**Information provided**
— start —

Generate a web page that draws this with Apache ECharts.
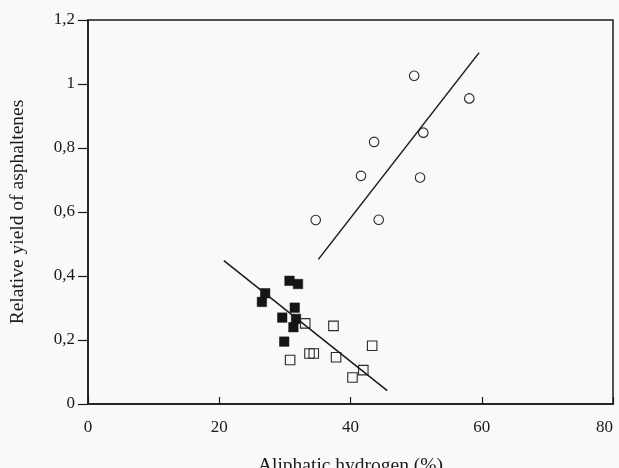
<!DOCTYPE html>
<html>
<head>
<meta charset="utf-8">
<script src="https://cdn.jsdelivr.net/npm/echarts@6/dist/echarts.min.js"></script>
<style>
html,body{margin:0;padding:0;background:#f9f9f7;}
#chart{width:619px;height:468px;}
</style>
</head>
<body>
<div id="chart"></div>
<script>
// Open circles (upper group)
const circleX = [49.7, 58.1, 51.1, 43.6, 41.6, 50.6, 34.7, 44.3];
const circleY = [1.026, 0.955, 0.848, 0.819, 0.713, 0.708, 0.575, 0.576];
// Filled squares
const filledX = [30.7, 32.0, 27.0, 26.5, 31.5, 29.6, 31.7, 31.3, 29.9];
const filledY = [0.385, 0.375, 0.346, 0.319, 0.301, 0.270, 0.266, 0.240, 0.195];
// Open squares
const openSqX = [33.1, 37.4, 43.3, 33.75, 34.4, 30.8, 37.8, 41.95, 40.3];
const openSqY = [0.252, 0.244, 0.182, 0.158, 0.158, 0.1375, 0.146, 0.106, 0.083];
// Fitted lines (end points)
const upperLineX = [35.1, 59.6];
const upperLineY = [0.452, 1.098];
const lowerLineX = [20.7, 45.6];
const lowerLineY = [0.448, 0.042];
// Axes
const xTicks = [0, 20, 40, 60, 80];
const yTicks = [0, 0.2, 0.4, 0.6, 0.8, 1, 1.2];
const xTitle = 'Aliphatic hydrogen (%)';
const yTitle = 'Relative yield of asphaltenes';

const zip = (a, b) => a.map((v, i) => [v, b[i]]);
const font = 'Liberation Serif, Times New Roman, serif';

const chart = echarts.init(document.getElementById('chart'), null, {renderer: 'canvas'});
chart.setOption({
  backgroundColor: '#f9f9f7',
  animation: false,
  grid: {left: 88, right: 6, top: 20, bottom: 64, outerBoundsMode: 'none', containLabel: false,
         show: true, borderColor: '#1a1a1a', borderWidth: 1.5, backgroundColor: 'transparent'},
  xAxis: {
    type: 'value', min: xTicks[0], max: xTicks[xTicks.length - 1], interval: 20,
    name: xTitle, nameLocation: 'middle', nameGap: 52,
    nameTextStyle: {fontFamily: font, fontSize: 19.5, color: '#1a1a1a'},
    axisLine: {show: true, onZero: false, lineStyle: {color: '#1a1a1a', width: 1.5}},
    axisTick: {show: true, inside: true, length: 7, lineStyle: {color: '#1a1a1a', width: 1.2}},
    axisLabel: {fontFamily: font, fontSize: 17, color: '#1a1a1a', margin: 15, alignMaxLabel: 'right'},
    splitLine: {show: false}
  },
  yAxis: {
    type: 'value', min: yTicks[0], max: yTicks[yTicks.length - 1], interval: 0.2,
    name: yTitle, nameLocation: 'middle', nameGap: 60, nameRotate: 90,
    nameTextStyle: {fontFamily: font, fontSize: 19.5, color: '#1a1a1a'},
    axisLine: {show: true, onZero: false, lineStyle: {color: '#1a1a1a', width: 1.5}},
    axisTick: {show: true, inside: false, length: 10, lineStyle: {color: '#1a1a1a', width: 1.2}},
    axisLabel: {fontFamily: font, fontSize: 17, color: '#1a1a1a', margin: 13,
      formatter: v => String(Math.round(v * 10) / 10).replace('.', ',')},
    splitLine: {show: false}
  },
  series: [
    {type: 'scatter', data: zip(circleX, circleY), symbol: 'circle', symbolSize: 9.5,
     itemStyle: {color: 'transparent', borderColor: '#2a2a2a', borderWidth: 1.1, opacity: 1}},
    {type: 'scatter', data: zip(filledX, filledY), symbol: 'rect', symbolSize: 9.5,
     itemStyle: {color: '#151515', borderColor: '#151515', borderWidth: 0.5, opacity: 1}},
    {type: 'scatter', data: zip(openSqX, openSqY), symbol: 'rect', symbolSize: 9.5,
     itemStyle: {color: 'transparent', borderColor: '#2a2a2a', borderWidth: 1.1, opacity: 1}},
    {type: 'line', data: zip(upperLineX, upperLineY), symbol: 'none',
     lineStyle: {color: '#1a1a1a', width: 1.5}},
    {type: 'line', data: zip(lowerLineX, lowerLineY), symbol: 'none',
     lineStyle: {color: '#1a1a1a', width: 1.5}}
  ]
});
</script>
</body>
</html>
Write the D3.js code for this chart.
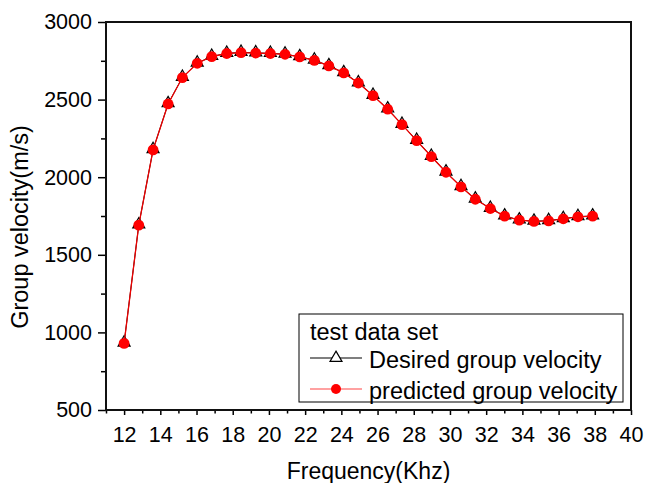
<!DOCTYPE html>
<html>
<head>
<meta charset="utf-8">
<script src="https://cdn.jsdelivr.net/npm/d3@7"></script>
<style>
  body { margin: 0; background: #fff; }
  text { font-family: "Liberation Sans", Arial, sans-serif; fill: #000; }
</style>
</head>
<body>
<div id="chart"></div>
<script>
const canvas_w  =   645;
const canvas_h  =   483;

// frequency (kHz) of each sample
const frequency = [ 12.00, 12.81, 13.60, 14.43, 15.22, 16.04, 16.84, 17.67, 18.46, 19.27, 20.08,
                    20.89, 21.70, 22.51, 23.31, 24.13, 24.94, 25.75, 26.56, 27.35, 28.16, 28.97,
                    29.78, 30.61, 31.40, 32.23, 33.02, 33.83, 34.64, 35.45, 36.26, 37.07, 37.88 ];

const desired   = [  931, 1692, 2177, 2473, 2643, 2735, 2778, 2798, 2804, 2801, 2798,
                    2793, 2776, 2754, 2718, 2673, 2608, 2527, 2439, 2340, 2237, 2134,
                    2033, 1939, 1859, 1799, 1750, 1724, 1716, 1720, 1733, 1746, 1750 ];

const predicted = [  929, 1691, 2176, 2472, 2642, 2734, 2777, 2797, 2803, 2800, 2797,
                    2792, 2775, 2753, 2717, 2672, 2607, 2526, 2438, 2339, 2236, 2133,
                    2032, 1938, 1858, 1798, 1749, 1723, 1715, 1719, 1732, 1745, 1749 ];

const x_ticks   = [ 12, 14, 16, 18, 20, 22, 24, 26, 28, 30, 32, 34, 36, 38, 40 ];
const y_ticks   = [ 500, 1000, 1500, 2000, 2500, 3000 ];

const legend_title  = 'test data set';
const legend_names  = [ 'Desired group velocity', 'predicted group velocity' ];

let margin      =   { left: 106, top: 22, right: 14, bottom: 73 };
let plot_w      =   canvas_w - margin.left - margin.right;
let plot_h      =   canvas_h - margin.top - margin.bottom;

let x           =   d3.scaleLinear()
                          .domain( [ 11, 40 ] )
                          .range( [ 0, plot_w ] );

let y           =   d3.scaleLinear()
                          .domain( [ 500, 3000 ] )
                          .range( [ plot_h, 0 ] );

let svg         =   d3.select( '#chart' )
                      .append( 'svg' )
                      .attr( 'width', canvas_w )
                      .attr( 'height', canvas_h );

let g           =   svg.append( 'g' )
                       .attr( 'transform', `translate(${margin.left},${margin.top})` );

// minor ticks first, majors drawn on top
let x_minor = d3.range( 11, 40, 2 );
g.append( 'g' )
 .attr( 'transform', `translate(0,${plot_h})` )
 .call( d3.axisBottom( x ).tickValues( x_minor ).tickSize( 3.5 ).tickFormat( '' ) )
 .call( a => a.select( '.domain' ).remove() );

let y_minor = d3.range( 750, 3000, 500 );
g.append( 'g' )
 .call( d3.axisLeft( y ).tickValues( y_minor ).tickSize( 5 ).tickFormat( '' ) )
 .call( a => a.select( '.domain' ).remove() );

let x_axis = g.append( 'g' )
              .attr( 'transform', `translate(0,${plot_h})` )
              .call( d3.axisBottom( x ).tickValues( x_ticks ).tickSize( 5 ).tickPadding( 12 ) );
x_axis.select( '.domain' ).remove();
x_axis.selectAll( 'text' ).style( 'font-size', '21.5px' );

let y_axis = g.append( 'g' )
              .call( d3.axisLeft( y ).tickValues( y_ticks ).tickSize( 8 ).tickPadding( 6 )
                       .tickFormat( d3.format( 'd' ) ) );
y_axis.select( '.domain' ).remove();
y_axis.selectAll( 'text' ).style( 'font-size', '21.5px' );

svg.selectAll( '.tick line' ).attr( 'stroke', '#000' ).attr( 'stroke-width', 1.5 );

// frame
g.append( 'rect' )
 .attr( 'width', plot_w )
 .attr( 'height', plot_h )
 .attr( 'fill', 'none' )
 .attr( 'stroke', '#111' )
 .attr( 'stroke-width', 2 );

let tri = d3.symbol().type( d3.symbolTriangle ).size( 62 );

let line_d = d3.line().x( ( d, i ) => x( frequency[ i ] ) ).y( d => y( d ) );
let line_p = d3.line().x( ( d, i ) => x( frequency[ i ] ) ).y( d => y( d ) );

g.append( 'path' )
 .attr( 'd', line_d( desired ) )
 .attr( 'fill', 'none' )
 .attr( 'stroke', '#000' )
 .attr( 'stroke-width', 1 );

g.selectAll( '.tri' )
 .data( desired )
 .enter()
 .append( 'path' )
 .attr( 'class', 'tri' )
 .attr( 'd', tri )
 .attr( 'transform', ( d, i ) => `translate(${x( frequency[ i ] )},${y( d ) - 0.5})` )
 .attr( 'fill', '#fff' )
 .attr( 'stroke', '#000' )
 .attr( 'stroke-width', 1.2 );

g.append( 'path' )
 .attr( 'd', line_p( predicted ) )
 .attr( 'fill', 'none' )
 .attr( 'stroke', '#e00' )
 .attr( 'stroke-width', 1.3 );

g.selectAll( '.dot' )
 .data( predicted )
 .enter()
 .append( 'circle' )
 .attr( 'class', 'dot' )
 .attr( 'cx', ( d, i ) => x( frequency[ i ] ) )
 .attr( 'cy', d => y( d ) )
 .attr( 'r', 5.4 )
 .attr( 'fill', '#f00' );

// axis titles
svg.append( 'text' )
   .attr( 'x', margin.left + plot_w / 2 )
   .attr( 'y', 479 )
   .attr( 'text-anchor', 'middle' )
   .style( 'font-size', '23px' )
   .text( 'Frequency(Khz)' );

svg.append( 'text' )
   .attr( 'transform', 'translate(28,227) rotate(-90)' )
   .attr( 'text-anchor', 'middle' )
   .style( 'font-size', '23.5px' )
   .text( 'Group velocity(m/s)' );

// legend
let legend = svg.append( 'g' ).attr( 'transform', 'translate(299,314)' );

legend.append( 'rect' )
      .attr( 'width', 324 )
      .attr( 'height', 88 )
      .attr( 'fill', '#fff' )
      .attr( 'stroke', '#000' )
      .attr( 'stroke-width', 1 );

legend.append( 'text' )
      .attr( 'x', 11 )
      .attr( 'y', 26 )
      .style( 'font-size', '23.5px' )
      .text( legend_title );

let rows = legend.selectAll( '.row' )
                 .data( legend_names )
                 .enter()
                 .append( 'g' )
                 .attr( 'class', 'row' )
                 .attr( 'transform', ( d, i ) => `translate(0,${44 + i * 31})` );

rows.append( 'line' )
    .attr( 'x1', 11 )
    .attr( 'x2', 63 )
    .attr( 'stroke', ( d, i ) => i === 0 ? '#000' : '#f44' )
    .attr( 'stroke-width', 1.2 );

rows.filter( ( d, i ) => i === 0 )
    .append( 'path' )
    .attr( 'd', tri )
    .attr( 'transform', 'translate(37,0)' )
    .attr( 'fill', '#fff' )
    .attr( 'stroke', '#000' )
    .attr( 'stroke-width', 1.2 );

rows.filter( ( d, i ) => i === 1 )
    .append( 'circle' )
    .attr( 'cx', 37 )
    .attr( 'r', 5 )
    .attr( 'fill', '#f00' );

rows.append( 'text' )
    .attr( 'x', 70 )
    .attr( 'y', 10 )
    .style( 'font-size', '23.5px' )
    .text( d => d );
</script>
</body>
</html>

— end —

**Given request**
Within the listing above, extract exactly the lines that run from the one containing "Write the D3.js code for this chart." through the one containing "37.07, 37.88 ];", excluding any pictures.

**Result for this exercise**
Write the D3.js code for this chart.
<!DOCTYPE html>
<html>
<head>
<meta charset="utf-8">
<script src="https://cdn.jsdelivr.net/npm/d3@7"></script>
<style>
  body { margin: 0; background: #fff; }
  text { font-family: "Liberation Sans", Arial, sans-serif; fill: #000; }
</style>
</head>
<body>
<div id="chart"></div>
<script>
const canvas_w  =   645;
const canvas_h  =   483;

// frequency (kHz) of each sample
const frequency = [ 12.00, 12.81, 13.60, 14.43, 15.22, 16.04, 16.84, 17.67, 18.46, 19.27, 20.08,
                    20.89, 21.70, 22.51, 23.31, 24.13, 24.94, 25.75, 26.56, 27.35, 28.16, 28.97,
                    29.78, 30.61, 31.40, 32.23, 33.02, 33.83, 34.64, 35.45, 36.26, 37.07, 37.88 ];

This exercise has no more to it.